> **What you have to do**
State the number of lines that contain the word "this", and add nothing else.

## start Given data

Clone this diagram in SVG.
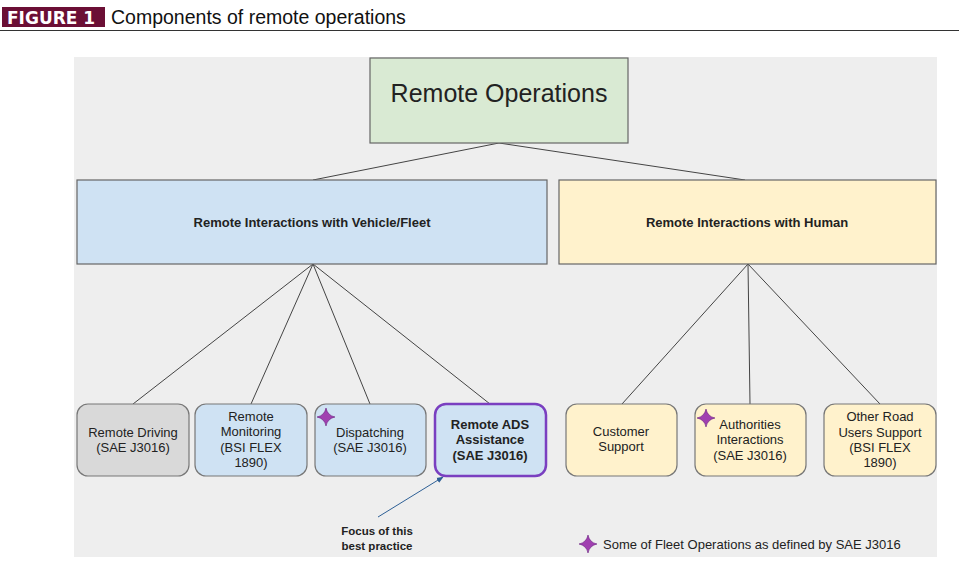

## end Given data
## start Given data

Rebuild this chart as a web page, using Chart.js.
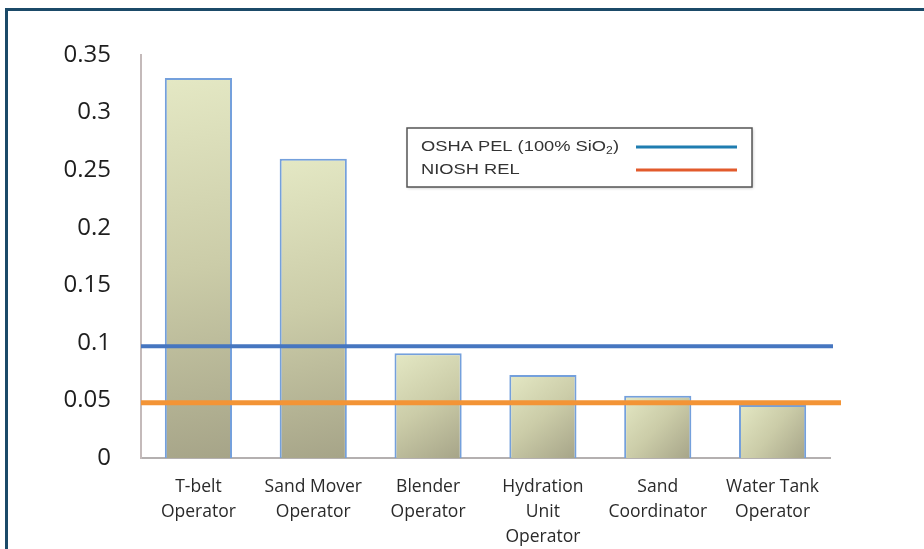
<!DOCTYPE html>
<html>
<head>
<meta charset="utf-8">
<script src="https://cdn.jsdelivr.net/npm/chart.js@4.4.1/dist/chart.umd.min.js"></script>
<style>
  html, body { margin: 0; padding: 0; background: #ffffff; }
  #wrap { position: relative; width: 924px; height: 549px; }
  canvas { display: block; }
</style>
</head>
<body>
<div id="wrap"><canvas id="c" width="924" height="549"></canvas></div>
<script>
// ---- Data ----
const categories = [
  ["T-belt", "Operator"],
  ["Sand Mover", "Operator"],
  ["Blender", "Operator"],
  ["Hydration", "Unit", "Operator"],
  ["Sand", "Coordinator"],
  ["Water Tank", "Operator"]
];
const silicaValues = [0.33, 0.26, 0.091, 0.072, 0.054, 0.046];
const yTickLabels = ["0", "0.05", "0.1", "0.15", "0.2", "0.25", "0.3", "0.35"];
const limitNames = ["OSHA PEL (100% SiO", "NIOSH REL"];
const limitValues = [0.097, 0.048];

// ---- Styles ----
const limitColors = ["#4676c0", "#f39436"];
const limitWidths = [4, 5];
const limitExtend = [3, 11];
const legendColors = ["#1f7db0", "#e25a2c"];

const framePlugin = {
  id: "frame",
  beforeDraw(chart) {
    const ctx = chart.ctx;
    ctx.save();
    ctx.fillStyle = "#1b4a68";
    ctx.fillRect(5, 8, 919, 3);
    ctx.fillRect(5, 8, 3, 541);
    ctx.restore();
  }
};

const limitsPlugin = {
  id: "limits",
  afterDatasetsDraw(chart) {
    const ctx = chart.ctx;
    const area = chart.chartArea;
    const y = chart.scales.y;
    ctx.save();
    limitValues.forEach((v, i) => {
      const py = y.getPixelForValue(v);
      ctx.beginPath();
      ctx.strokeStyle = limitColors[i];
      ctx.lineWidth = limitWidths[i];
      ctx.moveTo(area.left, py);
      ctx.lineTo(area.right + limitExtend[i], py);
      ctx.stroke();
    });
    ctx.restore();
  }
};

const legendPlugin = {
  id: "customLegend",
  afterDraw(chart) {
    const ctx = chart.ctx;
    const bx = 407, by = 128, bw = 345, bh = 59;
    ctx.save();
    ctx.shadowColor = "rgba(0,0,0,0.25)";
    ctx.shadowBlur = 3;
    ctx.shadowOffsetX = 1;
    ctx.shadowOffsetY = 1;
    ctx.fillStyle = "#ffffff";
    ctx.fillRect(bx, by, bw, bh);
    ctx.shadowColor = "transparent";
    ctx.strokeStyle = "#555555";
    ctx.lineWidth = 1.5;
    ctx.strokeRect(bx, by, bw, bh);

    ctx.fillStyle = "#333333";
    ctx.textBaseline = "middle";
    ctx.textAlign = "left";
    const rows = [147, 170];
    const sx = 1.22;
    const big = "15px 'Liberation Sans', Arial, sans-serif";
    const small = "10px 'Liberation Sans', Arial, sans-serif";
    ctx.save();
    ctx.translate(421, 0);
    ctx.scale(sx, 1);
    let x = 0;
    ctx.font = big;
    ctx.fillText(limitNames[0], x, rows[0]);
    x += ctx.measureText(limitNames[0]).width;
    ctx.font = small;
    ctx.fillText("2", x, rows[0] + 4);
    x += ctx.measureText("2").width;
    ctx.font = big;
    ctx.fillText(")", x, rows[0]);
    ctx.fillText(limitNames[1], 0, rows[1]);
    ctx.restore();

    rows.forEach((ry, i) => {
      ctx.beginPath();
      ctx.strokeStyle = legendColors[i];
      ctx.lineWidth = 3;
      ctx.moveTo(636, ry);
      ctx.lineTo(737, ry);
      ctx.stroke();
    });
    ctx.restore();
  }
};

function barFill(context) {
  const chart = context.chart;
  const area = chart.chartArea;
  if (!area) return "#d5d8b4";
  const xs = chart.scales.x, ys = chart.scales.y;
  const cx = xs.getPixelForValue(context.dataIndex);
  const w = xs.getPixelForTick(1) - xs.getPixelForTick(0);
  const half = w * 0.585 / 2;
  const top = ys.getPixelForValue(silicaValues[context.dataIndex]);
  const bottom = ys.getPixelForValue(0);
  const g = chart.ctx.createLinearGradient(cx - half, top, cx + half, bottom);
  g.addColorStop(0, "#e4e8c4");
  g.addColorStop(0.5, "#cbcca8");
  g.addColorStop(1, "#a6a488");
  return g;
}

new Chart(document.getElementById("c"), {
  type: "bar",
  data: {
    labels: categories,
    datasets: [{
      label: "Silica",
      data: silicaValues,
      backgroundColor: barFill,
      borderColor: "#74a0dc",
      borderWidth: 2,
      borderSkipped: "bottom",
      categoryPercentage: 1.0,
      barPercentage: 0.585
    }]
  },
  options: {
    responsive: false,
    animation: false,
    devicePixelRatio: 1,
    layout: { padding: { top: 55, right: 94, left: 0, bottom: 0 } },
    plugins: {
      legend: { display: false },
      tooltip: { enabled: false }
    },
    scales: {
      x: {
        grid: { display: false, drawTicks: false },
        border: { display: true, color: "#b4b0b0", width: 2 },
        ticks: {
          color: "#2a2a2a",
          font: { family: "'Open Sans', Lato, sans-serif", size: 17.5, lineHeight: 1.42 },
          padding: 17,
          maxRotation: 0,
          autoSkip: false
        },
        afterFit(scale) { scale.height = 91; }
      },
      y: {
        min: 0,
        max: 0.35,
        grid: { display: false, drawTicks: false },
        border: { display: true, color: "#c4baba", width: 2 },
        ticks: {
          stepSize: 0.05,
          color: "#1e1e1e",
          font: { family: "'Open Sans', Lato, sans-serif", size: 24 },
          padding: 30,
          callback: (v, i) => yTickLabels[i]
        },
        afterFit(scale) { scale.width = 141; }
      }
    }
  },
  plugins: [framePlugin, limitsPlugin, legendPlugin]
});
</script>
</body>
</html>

## end Given data

> **Reply**
2